## WHAT THIS TASK INVOLVES:
Will you output all of the data below exactly, omitting the images?

## DATA SHOWN:
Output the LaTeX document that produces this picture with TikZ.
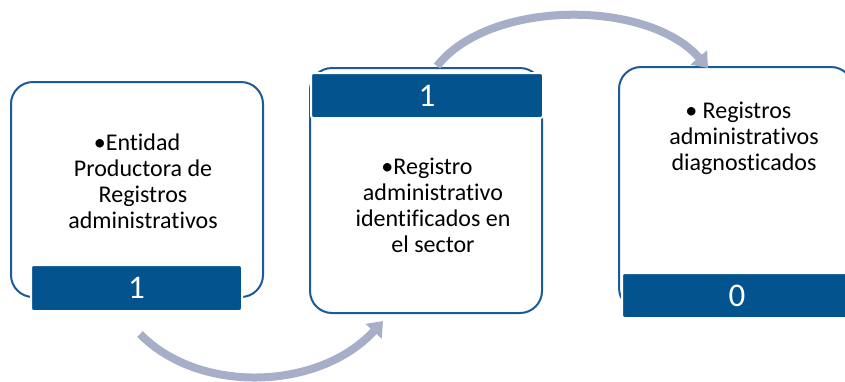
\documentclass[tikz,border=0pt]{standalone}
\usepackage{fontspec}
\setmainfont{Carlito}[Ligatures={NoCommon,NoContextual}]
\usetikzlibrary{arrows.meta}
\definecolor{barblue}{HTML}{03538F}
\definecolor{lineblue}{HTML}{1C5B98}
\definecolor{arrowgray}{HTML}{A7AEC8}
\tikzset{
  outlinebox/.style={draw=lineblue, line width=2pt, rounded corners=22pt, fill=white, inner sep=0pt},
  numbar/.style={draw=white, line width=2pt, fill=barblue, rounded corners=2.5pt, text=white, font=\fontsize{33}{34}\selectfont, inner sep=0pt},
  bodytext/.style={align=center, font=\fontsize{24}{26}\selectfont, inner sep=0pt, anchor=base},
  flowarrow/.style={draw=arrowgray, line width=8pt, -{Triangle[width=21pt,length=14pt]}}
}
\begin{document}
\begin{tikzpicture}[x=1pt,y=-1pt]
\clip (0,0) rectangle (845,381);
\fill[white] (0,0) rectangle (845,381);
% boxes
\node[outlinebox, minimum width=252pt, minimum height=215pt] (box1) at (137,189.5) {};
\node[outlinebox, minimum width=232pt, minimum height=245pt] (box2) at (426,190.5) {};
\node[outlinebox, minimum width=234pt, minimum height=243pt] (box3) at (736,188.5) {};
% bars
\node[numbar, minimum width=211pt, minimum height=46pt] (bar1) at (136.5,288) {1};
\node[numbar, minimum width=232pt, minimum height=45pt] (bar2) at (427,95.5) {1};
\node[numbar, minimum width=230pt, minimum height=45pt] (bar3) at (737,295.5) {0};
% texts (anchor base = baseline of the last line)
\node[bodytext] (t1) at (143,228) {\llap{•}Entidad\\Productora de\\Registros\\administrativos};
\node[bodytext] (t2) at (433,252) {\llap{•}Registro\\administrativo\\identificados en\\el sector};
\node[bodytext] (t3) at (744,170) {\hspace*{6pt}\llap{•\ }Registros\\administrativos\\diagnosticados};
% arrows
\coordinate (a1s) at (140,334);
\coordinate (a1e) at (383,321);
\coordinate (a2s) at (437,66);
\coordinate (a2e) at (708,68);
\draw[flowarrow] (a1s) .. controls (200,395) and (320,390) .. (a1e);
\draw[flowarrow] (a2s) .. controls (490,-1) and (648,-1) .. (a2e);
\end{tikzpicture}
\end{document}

## RESPONSE:
Output the LaTeX document that produces this picture with TikZ.
\documentclass[tikz,border=0pt]{standalone}
\usepackage{fontspec}
\setmainfont{Carlito}[Ligatures={NoCommon,NoContextual}]
\usetikzlibrary{arrows.meta}
\definecolor{barblue}{HTML}{03538F}
\definecolor{lineblue}{HTML}{1C5B98}
\definecolor{arrowgray}{HTML}{A7AEC8}
\tikzset{
  outlinebox/.style={draw=lineblue, line width=2pt, rounded corners=22pt, fill=white, inner sep=0pt},
  numbar/.style={draw=white, line width=2pt, fill=barblue, rounded corners=2.5pt, text=white, font=\fontsize{33}{34}\selectfont, inner sep=0pt},
  bodytext/.style={align=center, font=\fontsize{24}{26}\selectfont, inner sep=0pt, anchor=base},
  flowarrow/.style={draw=arrowgray, line width=8pt, -{Triangle[width=21pt,length=14pt]}}
}
\begin{document}
\begin{tikzpicture}[x=1pt,y=-1pt]
\clip (0,0) rectangle (845,381);
\fill[white] (0,0) rectangle (845,381);
% boxes
\node[outlinebox, minimum width=252pt, minimum height=215pt] (box1) at (137,189.5) {};
\node[outlinebox, minimum width=232pt, minimum height=245pt] (box2) at (426,190.5) {};
\node[outlinebox, minimum width=234pt, minimum height=243pt] (box3) at (736,188.5) {};
% bars
\node[numbar, minimum width=211pt, minimum height=46pt] (bar1) at (136.5,288) {1};
\node[numbar, minimum width=232pt, minimum height=45pt] (bar2) at (427,95.5) {1};
\node[numbar, minimum width=230pt, minimum height=45pt] (bar3) at (737,295.5) {0};
% texts (anchor base = baseline of the last line)
\node[bodytext] (t1) at (143,228) {\llap{•}Entidad\\Productora de\\Registros\\administrativos};
\node[bodytext] (t2) at (433,252) {\llap{•}Registro\\administrativo\\identificados en\\el sector};
\node[bodytext] (t3) at (744,170) {\hspace*{6pt}\llap{•\ }Registros\\administrativos\\diagnosticados};
% arrows
\coordinate (a1s) at (140,334);
\coordinate (a1e) at (383,321);
\coordinate (a2s) at (437,66);
\coordinate (a2e) at (708,68);
\draw[flowarrow] (a1s) .. controls (200,395) and (320,390) .. (a1e);
\draw[flowarrow] (a2s) .. controls (490,-1) and (648,-1) .. (a2e);
\end{tikzpicture}
\end{document}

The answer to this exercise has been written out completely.